Today was a hard day. Greg's been working a lot, this week he's working 7 days, meaning 13 days in a row... IF they don't need him to work next Sunday too. We are both thrilled for this opportunity and very thankful for the extra income. However, this means (what feels like) an infinite stretch of solo-parenting. Greg's exhausted when he gets home, he went to bed at 7:30 tonight.
I got a flat tire today with both kids in the car. Greg was at work. Thank GOD my dad came to rescue us, cutting short his workout and changing my tire- all with a smile on his face and joking with me and the kids!

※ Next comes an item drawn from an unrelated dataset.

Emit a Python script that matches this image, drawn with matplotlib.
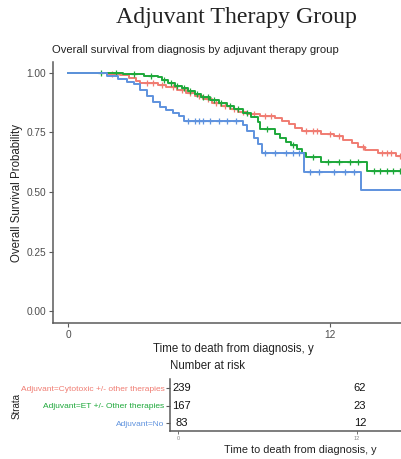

Lauren is embracing her toddler-ness with a vengeance. I felt like I neglected Ryan today, and he was crabby because of it. But you know what they say about the squeaky wheel...Lo is my squeaky wheel. My adorable, loving, smiley and extremely clingy squeaky wheel.
I am worn out. I don't know when I'll possibly get a "break" next, I have commitments during my normal free-time (the 2.5 hours Monday-Thursday while the kids are in school) all week. I'm trying to set up a hair appointment for some much needed "me time" but then I'll feel guilty for leaving the kids with their exhausted dad, amazing as he is. I did great myself to an extra hot, extra long shower today after dinner.
Its just that kind of day. I feel like I'm engaged in an ever-present battle against sure defeat. I'm tired. I'm failing. And I have two little people who both need their mama, plus a wonderful husband who needs his wife. I'm blogging via my blogger app, getting teary eyed while watching the millionth episode of Tom and Jerry, thinking about how I hope this sweet boy knows how much I love him- even if some days I don't show it like I should. My house is a disaster and we're drinking water out of coffee mugs because I haven't even had time to run my dishwasher.
I'm waving my white flag today. Hopefully tomorrow is a better day.